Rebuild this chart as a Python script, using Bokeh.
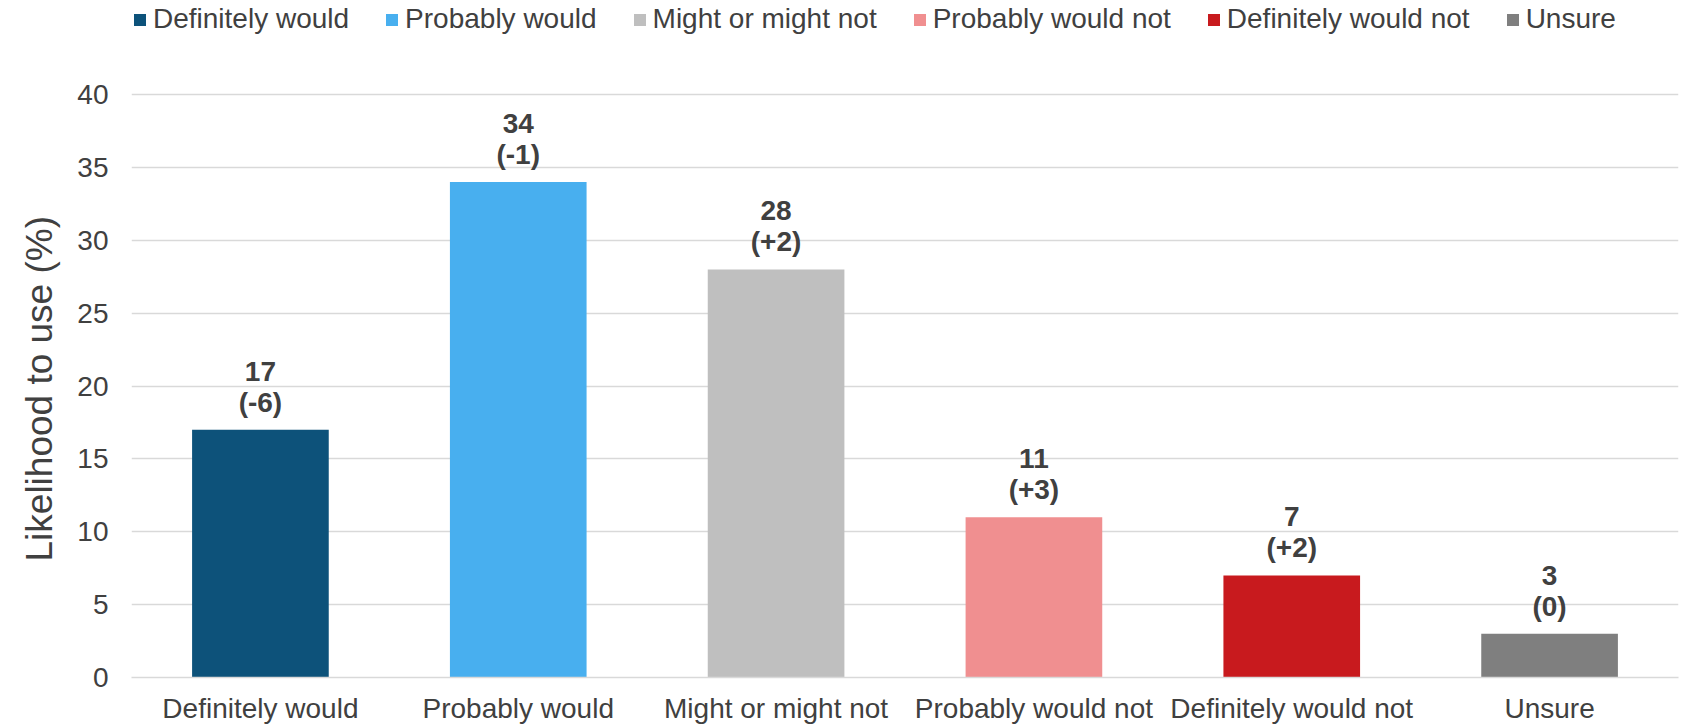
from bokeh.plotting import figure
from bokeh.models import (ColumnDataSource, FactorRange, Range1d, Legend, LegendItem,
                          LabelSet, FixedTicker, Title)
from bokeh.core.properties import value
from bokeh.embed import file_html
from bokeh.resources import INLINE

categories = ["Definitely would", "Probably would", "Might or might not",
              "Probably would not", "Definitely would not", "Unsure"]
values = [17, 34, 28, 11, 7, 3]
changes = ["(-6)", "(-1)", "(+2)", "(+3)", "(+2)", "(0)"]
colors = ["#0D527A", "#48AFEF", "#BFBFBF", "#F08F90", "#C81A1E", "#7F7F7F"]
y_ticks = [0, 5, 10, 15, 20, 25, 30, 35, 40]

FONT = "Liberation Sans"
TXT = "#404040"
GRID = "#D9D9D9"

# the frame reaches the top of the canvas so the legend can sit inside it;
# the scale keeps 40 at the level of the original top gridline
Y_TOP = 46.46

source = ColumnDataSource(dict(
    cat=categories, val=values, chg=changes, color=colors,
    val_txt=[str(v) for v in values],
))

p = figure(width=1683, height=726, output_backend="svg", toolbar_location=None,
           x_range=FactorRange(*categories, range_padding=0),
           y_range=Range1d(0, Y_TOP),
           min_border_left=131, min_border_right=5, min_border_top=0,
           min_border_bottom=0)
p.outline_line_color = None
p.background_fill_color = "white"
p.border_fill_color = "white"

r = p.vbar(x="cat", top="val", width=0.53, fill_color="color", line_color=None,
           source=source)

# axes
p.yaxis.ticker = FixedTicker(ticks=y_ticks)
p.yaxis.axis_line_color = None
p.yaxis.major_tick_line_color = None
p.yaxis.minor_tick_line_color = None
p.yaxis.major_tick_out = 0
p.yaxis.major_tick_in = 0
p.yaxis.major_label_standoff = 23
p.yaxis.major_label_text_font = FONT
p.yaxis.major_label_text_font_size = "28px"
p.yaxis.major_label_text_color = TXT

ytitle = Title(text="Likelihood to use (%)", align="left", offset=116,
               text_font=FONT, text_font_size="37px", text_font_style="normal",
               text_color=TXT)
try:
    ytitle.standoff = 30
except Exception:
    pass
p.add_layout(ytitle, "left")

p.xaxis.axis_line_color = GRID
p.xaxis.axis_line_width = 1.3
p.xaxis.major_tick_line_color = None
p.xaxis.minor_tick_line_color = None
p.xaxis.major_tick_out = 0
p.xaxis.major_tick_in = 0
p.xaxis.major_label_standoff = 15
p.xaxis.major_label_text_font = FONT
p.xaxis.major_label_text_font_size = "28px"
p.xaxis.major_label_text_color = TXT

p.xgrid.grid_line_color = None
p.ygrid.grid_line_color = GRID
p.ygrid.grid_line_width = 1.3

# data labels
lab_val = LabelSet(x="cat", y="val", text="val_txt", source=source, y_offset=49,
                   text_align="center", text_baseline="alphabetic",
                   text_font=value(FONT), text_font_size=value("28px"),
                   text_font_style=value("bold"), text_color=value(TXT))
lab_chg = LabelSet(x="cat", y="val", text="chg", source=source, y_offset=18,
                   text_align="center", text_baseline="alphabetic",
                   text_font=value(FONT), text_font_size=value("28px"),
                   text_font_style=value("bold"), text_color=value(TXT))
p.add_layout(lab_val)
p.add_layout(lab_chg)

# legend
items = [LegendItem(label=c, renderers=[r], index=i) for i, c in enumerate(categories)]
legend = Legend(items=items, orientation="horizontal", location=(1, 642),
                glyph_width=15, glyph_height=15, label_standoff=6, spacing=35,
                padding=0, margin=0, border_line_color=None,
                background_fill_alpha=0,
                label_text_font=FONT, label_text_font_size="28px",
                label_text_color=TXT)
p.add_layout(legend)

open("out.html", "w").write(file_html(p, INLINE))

__Request__: Leave out the pictures and copy the rest of the material above exactly.

__Result__:
Rebuild this chart as a Python script, using Bokeh.
from bokeh.plotting import figure
from bokeh.models import (ColumnDataSource, FactorRange, Range1d, Legend, LegendItem,
                          LabelSet, FixedTicker, Title)
from bokeh.core.properties import value
from bokeh.embed import file_html
from bokeh.resources import INLINE

categories = ["Definitely would", "Probably would", "Might or might not",
              "Probably would not", "Definitely would not", "Unsure"]
values = [17, 34, 28, 11, 7, 3]
changes = ["(-6)", "(-1)", "(+2)", "(+3)", "(+2)", "(0)"]
colors = ["#0D527A", "#48AFEF", "#BFBFBF", "#F08F90", "#C81A1E", "#7F7F7F"]
y_ticks = [0, 5, 10, 15, 20, 25, 30, 35, 40]

FONT = "Liberation Sans"
TXT = "#404040"
GRID = "#D9D9D9"

# the frame reaches the top of the canvas so the legend can sit inside it;
# the scale keeps 40 at the level of the original top gridline
Y_TOP = 46.46

source = ColumnDataSource(dict(
    cat=categories, val=values, chg=changes, color=colors,
    val_txt=[str(v) for v in values],
))

p = figure(width=1683, height=726, output_backend="svg", toolbar_location=None,
           x_range=FactorRange(*categories, range_padding=0),
           y_range=Range1d(0, Y_TOP),
           min_border_left=131, min_border_right=5, min_border_top=0,
           min_border_bottom=0)
p.outline_line_color = None
p.background_fill_color = "white"
p.border_fill_color = "white"

r = p.vbar(x="cat", top="val", width=0.53, fill_color="color", line_color=None,
           source=source)

# axes
p.yaxis.ticker = FixedTicker(ticks=y_ticks)
p.yaxis.axis_line_color = None
p.yaxis.major_tick_line_color = None
p.yaxis.minor_tick_line_color = None
p.yaxis.major_tick_out = 0
p.yaxis.major_tick_in = 0
p.yaxis.major_label_standoff = 23
p.yaxis.major_label_text_font = FONT
p.yaxis.major_label_text_font_size = "28px"
p.yaxis.major_label_text_color = TXT

ytitle = Title(text="Likelihood to use (%)", align="left", offset=116,
               text_font=FONT, text_font_size="37px", text_font_style="normal",
               text_color=TXT)
try:
    ytitle.standoff = 30
except Exception:
    pass
p.add_layout(ytitle, "left")

p.xaxis.axis_line_color = GRID
p.xaxis.axis_line_width = 1.3
p.xaxis.major_tick_line_color = None
p.xaxis.minor_tick_line_color = None
p.xaxis.major_tick_out = 0
p.xaxis.major_tick_in = 0
p.xaxis.major_label_standoff = 15
p.xaxis.major_label_text_font = FONT
p.xaxis.major_label_text_font_size = "28px"
p.xaxis.major_label_text_color = TXT

p.xgrid.grid_line_color = None
p.ygrid.grid_line_color = GRID
p.ygrid.grid_line_width = 1.3

# data labels
lab_val = LabelSet(x="cat", y="val", text="val_txt", source=source, y_offset=49,
                   text_align="center", text_baseline="alphabetic",
                   text_font=value(FONT), text_font_size=value("28px"),
                   text_font_style=value("bold"), text_color=value(TXT))
lab_chg = LabelSet(x="cat", y="val", text="chg", source=source, y_offset=18,
                   text_align="center", text_baseline="alphabetic",
                   text_font=value(FONT), text_font_size=value("28px"),
                   text_font_style=value("bold"), text_color=value(TXT))
p.add_layout(lab_val)
p.add_layout(lab_chg)

# legend
items = [LegendItem(label=c, renderers=[r], index=i) for i, c in enumerate(categories)]
legend = Legend(items=items, orientation="horizontal", location=(1, 642),
                glyph_width=15, glyph_height=15, label_standoff=6, spacing=35,
                padding=0, margin=0, border_line_color=None,
                background_fill_alpha=0,
                label_text_font=FONT, label_text_font_size="28px",
                label_text_color=TXT)
p.add_layout(legend)

open("out.html", "w").write(file_html(p, INLINE))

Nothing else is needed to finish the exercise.